October was also breast cancer awareness month, otherwise known as "the worst month to be on surgical pathology".  It also was "surgical chiefs go out of town leaving their underlings to attempt horrendous resections that involve five thousand frozens for no specific reason.  But I'm still getting a better hang of it from last year.  I'm starting to get comfortable with my own language on reports rather than desperately grasping for others over the course of hours "how do I phrase 'benign skin and granulation tissue with hemorrhage, acute inflammation, and edema'??"  I'm getting the hang of our very own Halloween trick, the introduction of a new and likely evil computer system, and the rest of it.  I finally found the answer to the question "what if a biopsy shows cancer, and you take the specimen, and you can't find any cancer, but you also can't find the clip or biopsy changes?"  The answer is "first, take all the wax filled cassettes you've put samples into and x-ray all of them at a less-than-thrilled cancer center.  Then, when you can't find it, take the formalin soaked remainder of the specimen, in small color coded pieces back to the even less thrilled cancer center, take countless x-rays of that until you find a clip the size of the head of a pin, and then resample that.

Oh, making friends.  And apparently when we're on surgical pathology, our specimens and us have such a combined aroma that we can be detected through the funk we leave on *other* people's clothing.  I've personally gotten so used to formalin that I don't really perceive the smell unless it's up against my face making my eyes water (it burns!!!) and a vague sense of hunger since it has that disturbing side effect, so no early med students, being hungry after anatomy lab does not make you a cannibal.

Still, clinical chemistry this month is providing a nice break and one that allows me to defect up to Virginia for a hiking trip for my birthday since Christmas will be at the beck and call of my pager.  I'm then going to turn around and go back for that Thanksgiving day and hopefully con some fondue out of the situation because blah, turkey.

Clinical chemistry involves relearning some chem, which is always a treat for me, but my daily activities consist of answering calls, mostly that involve mislabeling or not labeling specimens and I get the daily sob story for why I should allow blood that I don't know came from the patient to be assigned for the patient, and I get to read electrophoresis gels and calculate hemoglobin percentages to catch various hemoglobinopathies (sickle cell, thalassemia, SC disease, etc).  The gels are for a lot of things, but mostly I'm trying to find bands that could correspond with multiple myeloma or any other monoclonal blood cell proliferation that isn't supposed to be there.  It involves peering at a light board and interpreting a wavy graph and tables and then writing a series of important looking codes while signing it all illegibly with my doctor scrawl signature, so it feels very professional.

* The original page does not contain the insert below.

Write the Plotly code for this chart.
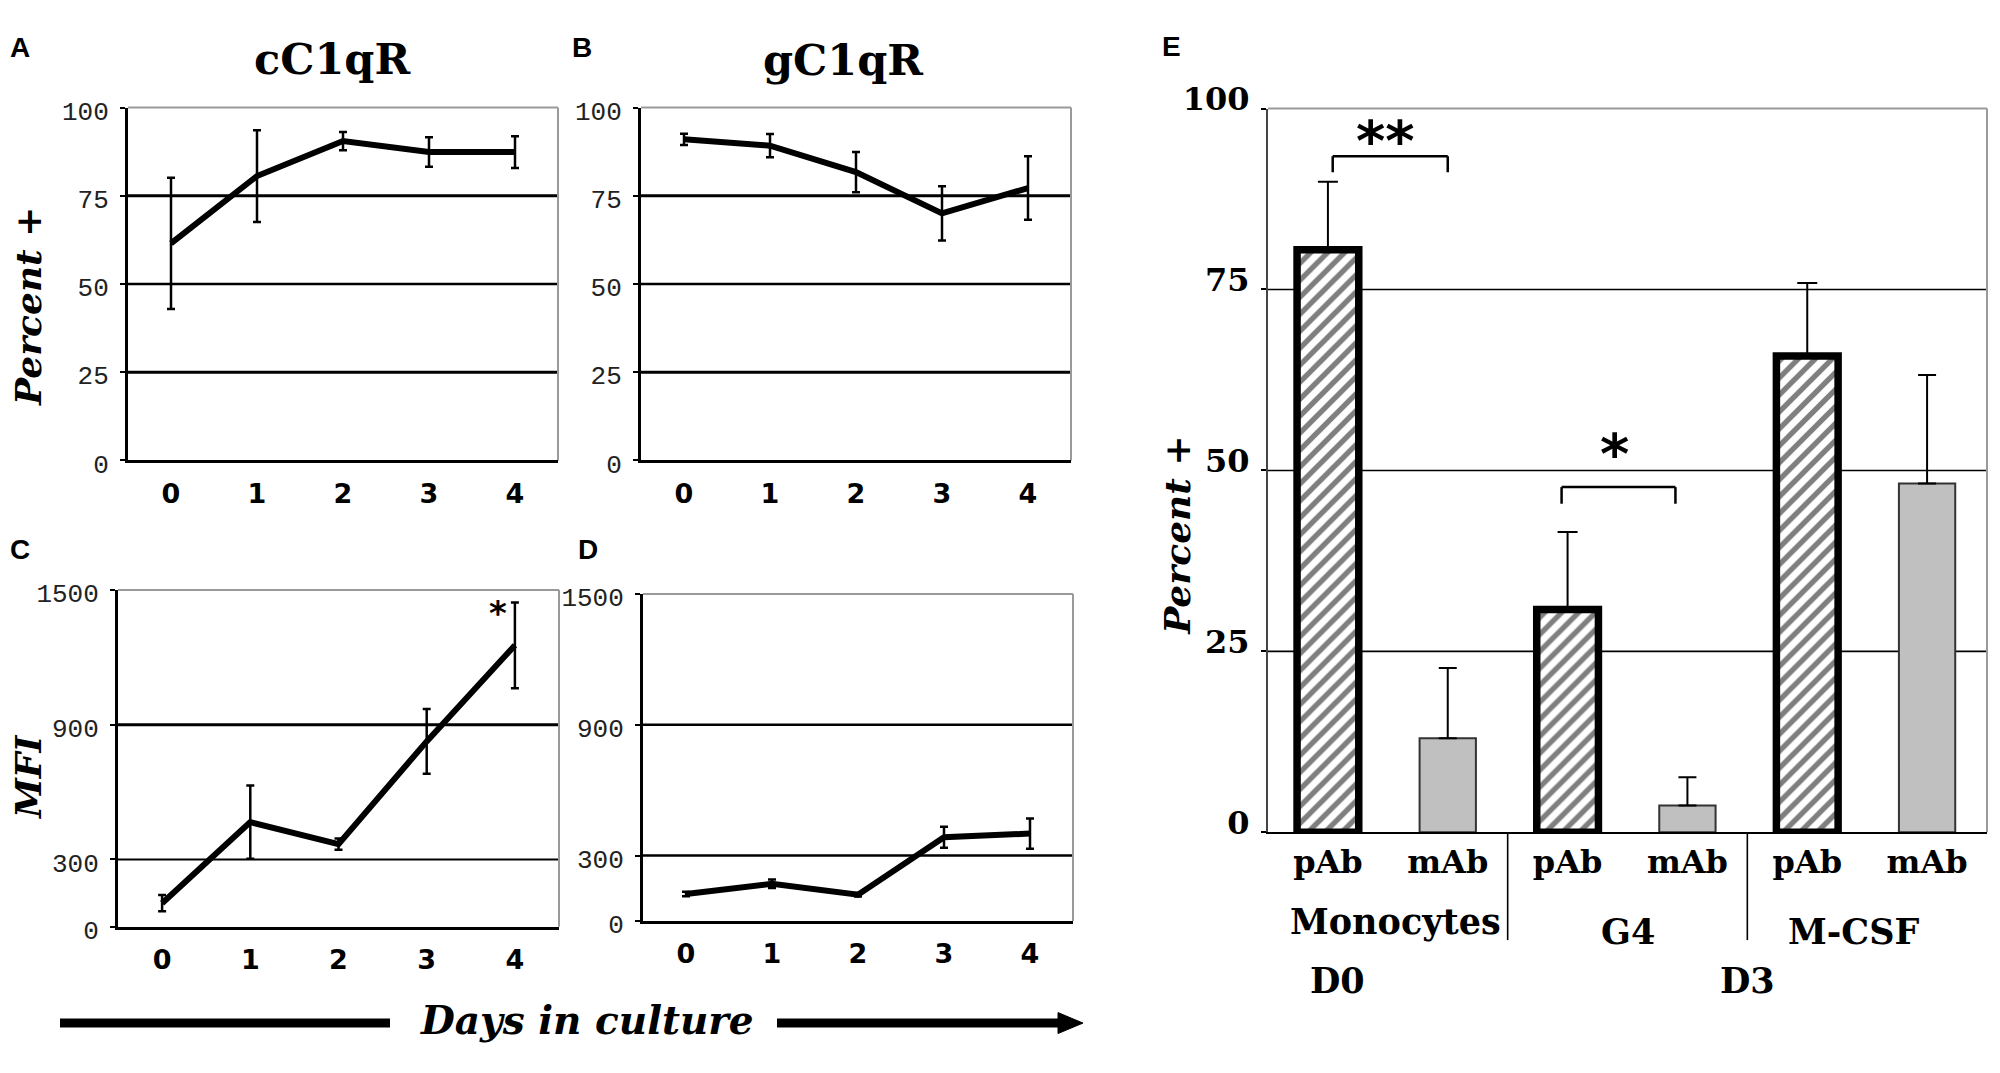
import plotly.graph_objects as go

# ---------------- data ----------------
DAYS = [0, 1, 2, 3, 4]
CC1QR_PCT = [61.5, 80.6, 90.5, 87.4, 87.4]
CC1QR_PCT_ERR = [18.6, 13.0, 2.6, 4.2, 4.5]
GC1QR_PCT = [91.0, 89.2, 81.7, 70.0, 77.2]
GC1QR_PCT_ERR = [1.6, 3.3, 5.7, 7.7, 9.0]
CC1QR_MFI = [105, 466, 368, 826, 1254]
CC1QR_MFI_ERR = [36, 163, 25, 144, 191]
GC1QR_MFI = [124, 171, 121, 384, 401]
GC1QR_MFI_ERR = [10, 20, 8, 48, 69]
PCT_TICKS = [0, 25, 50, 75, 100]
MFI_TICKS = [0, 300, 900, 1500]

GROUPS = ["Monocytes", "G4", "M-CSF"]
ANTIBODIES = ["pAb", "mAb"]
PAB_PCT = [80.5, 30.8, 65.8]
PAB_ERR = [9.4, 10.7, 10.1]
MAB_PCT = [13.0, 3.7, 48.2]
MAB_ERR = [9.7, 3.9, 15.0]
E_TICKS = [0, 25, 50, 75, 100]

# ---------------- geometry helpers (reference pixels -> paper) ----------------
OFF = 8
W, H = 2000 - 2 * OFF, 1073 - 2 * OFF


def px(X):
    return (X - OFF) / W


def py(Y):
    return 1 - (Y - OFF) / H


SERIF = "DejaVu Serif"
MONO = "Liberation Mono"
SANS = "DejaVu Sans"

fig = go.Figure()
shapes = []
annotations = []

line_panels = [
    # x id, y id, data, err, ticks, range, grid(values,widths), box (x0,x1,ytop,ybot)
    ("x", "y", CC1QR_PCT, CC1QR_PCT_ERR, PCT_TICKS, [0, 100], [(25, 3), (50, 2.5), (75, 3)], (128, 558, 82, 452)),
    ("x2", "y2", GC1QR_PCT, GC1QR_PCT_ERR, PCT_TICKS, [0, 100], [(25, 3), (50, 2.5), (75, 3)], (641, 1071, 82, 452)),
    ("x3", "y3", CC1QR_MFI, CC1QR_MFI_ERR, MFI_TICKS, [0, 1500], [(300, 2), (900, 3)], (118, 559, 588, 941)),
    ("x4", "y4", GC1QR_MFI, GC1QR_MFI_ERR, MFI_TICKS, [0, 1500], [(300, 2.5), (900, 2.5)], (643, 1073, 592, 935)),
]

for xa, ya, vals, errs, ticks, yr, grid, box in line_panels:
    x0, x1, yt, yb = box
    fig.add_trace(go.Scatter(
        x=DAYS, y=vals, mode="lines", xaxis=xa, yaxis=ya, showlegend=False,
        line=dict(color="black", width=6),
        error_y=dict(type="data", array=errs, visible=True, color="black", thickness=2.5, width=4),
        cliponaxis=False, hoverinfo="skip"))
    xkey = "xaxis" + xa[1:]
    ykey = "yaxis" + ya[1:]
    fig.layout[xkey] = dict(
        domain=[px(x0), px(x1)], anchor=ya, range=[-0.5, 4.5], tickvals=DAYS,
        showline=True, linecolor="black", linewidth=3, ticks="", showgrid=False, zeroline=False,
        tickfont=dict(family=SANS, size=27, color="black", weight="bold"), ticklabelstandoff=7,
        fixedrange=True)
    fig.layout[ykey] = dict(
        domain=[py(yb), py(yt)], anchor=xa, range=yr, tickvals=ticks,
        showline=True, linecolor="black", linewidth=3, ticks="outside", ticklen=5, tickwidth=2,
        tickcolor="black", showgrid=False, zeroline=False, ticklabelshift=3,
        tickfont=dict(family=MONO, size=26, color="#222"), ticklabelstandoff=6, fixedrange=True)
    for v, w in grid:
        shapes.append(dict(type="line", xref=f"{xa} domain", yref=ya, x0=0, x1=1, y0=v, y1=v,
                           line=dict(color="black", width=w), layer="below"))
    shapes.append(dict(type="line", xref=f"{xa} domain", yref=f"{ya} domain", x0=0, x1=1, y0=1, y1=1,
                       line=dict(color="#9a9a9a", width=2), layer="below"))
    shapes.append(dict(type="line", xref=f"{xa} domain", yref=f"{ya} domain", x0=1, x1=1, y0=0, y1=1,
                       line=dict(color="#9a9a9a", width=2), layer="below"))

# ---------------- panel E (bars) ----------------
def key(g, ab):
    return f"{g} {ab}"


cat_order = [key(g, ab) for g in GROUPS for ab in ANTIBODIES]
cat_text = [ab for g in GROUPS for ab in ANTIBODIES]

fig.add_trace(go.Bar(
    x=[key(g, "pAb") for g in GROUPS], y=PAB_PCT, width=0.515, xaxis="x5", yaxis="y5", showlegend=False,
    marker=dict(color="white", line=dict(color="black", width=7.5),
                pattern=dict(shape="/", fgcolor="black", bgcolor="white", size=12, solidity=0.45)),
    error_y=dict(type="data", symmetric=False, array=PAB_ERR, arrayminus=[0] * len(PAB_ERR),
                 color="black", thickness=2, width=10),
    hoverinfo="skip"))
fig.add_trace(go.Bar(
    x=[key(g, "mAb") for g in GROUPS], y=MAB_PCT, width=0.47, xaxis="x5", yaxis="y5", showlegend=False,
    marker=dict(color="#c0c0c0", line=dict(color="#333333", width=2)),
    error_y=dict(type="data", symmetric=False, array=MAB_ERR, arrayminus=[0] * len(MAB_ERR),
                 color="black", thickness=2, width=9),
    hoverinfo="skip"))

fig.layout["xaxis5"] = dict(
    domain=[px(1268), px(1987)], anchor="y5", type="category", categoryorder="array",
    categoryarray=cat_order, tickvals=cat_order, ticktext=cat_text, range=[-0.5, 5.5],
    showline=True, linecolor="black", linewidth=2, ticks="", showgrid=False, zeroline=False,
    tickfont=dict(family=SERIF, size=32, color="black", weight="bold"), ticklabelstandoff=0,
    fixedrange=True)
fig.layout["yaxis5"] = dict(
    domain=[py(842), py(83)], anchor="x5", range=[0, 100], tickvals=E_TICKS,
    showline=True, linecolor="#444", linewidth=2, ticks="outside", ticklen=5, tickwidth=2,
    tickcolor="black", showgrid=False, zeroline=False, ticklabelshift=-10,
    tickfont=dict(family=SERIF, size=32, color="black", weight="bold"), ticklabelstandoff=5,
    fixedrange=True)
for v in [25, 50, 75]:
    shapes.append(dict(type="line", xref="x5 domain", yref="y5", x0=0, x1=1, y0=v, y1=v,
                       line=dict(color="black", width=1.6), layer="below"))
shapes.append(dict(type="line", xref="x5 domain", yref="y5 domain", x0=0, x1=1, y0=1, y1=1,
                   line=dict(color="#9a9a9a", width=2), layer="below"))
shapes.append(dict(type="line", xref="x5 domain", yref="y5 domain", x0=1, x1=1, y0=0, y1=1,
                   line=dict(color="#9a9a9a", width=2), layer="below"))

# group dividers under the axis
for xi in [1.5, 3.5]:
    shapes.append(dict(type="line", xref="x5", yref="paper", x0=xi, x1=xi, y0=py(842), y1=py(955),
                       line=dict(color="black", width=1.6)))

# significance brackets
for (xl, xr, ytop, yleg) in [(0.04, 1.0, 93.4, 91.2), (1.95, 2.9, 47.7, 45.4)]:
    for (a, b, c, d) in [(xl, ytop, xr, ytop), (xl, ytop, xl, yleg), (xr, ytop, xr, yleg)]:
        shapes.append(dict(type="line", xref="x5", yref="y5", x0=a, y0=b, x1=c, y1=d,
                           line=dict(color="black", width=2.5)))
annotations.append(dict(text="**", xref="x5", yref="y5", x=0.48, y=95.6, showarrow=False,
                        xanchor="center", yanchor="middle",
                        font=dict(family=SANS, size=56, color="black", weight="bold")))
annotations.append(dict(text="*", xref="x5", yref="y5", x=2.39, y=52.3, showarrow=False,
                        xanchor="center", yanchor="middle",
                        font=dict(family=SANS, size=56, color="black", weight="bold")))

# group labels
grp_font = dict(family=SERIF, size=35, color="black", weight="bold")
for text, xi, dx, Y in [(GROUPS[0], 0.5, 8, 936), (GROUPS[1], 2.5, 0, 946), (GROUPS[2], 4.5, -14, 946),
                        ("D0", 0.5, -50, 997), ("D3", 3.5, 0, 997)]:
    annotations.append(dict(text=text, xref="x5", yref="paper", x=xi, xshift=dx, y=py(Y), showarrow=False,
                            xanchor="center", yanchor="middle", font=grp_font))

# star in panel C
annotations.append(dict(text="*", xref="x3", yref="y3", x=4, y=1400, xshift=-17, showarrow=False,
                        xanchor="center", yanchor="middle",
                        font=dict(family=SANS, size=34, color="black", weight="bold")))

# ---------------- titles / labels ----------------
letter_font = dict(family="Liberation Sans", size=28, color="black", weight="bold")
for t, X, Y in [("A", 20, 19), ("B", 582, 19), ("C", 20, 545), ("D", 588, 545), ("E", 1171, 18)]:
    annotations.append(dict(text=t, xref="paper", yref="paper", x=px(X), y=py(Y), showarrow=False,
                            xanchor="center", yanchor="middle", font=letter_font))

title_font = dict(family=SERIF, size=43, color="black", weight="bold")
annotations.append(dict(text="cC1qR", xref="paper", yref="paper", x=px(332), y=py(31), showarrow=False,
                        xanchor="center", yanchor="middle", font=title_font))
annotations.append(dict(text="gC1qR", xref="paper", yref="paper", x=px(843), y=py(32), showarrow=False,
                        xanchor="center", yanchor="middle", font=title_font))

axt_font = dict(family=SERIF, size=36, color="black", weight="bold", style="italic")
annotations.append(dict(text="Percent +", xref="paper", yref="paper", x=px(28), y=py(291), textangle=-90,
                        showarrow=False, xanchor="center", yanchor="middle", font=axt_font))
annotations.append(dict(text="MFI", xref="paper", yref="paper", x=px(28), y=py(785), textangle=-90,
                        showarrow=False, xanchor="center", yanchor="middle", font=axt_font))
annotations.append(dict(text="Percent +", xref="paper", yref="paper", x=px(1177), y=py(531), textangle=-90,
                        showarrow=False, xanchor="center", yanchor="middle", font=axt_font))
annotations.append(dict(text="Days in culture", xref="paper", yref="paper", x=px(587), y=py(1039),
                        showarrow=False, xanchor="center", yanchor="middle",
                        font=dict(family=SERIF, size=39, color="black", weight="bold", style="italic")))

# arrow of "Days in culture"
shapes.append(dict(type="line", xref="paper", yref="paper", x0=px(60), x1=px(390), y0=py(1042), y1=py(1042),
                   line=dict(color="black", width=9)))
shapes.append(dict(type="line", xref="paper", yref="paper", x0=px(777), x1=px(1062), y0=py(1042), y1=py(1042),
                   line=dict(color="black", width=9)))
shapes.append(dict(type="path", xref="paper", yref="paper",
                   path=f"M {px(1058)} {py(1031)} L {px(1083)} {py(1042)} L {px(1058)} {py(1053)} Z",
                   fillcolor="black", line=dict(color="black", width=1)))

fig.update_layout(
    width=W, height=H, margin=dict(l=0, r=0, t=0, b=0),
    paper_bgcolor="white", plot_bgcolor="white",
    barmode="overlay", showlegend=False,
    shapes=shapes, annotations=annotations,
)

fig.write_html("out.html")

My lecture attendance is getting better; always a plus, despite having a series of 28 Days Later dread dreams where un-fun zombies chased me through the New York City subway system while killing all my friends.  I'm not exactly sure who did what to my subconscious, but it gets temperamental this way.  It's that thing where you show up at work either mad at your friends for dream-slights or panicked for your friends because you had a dream where they were standing drunk in a black evening dress and then they fell down the stairs and twisted their head all the way around like in Death Becomes Her.  Thanks brain, you sick freak.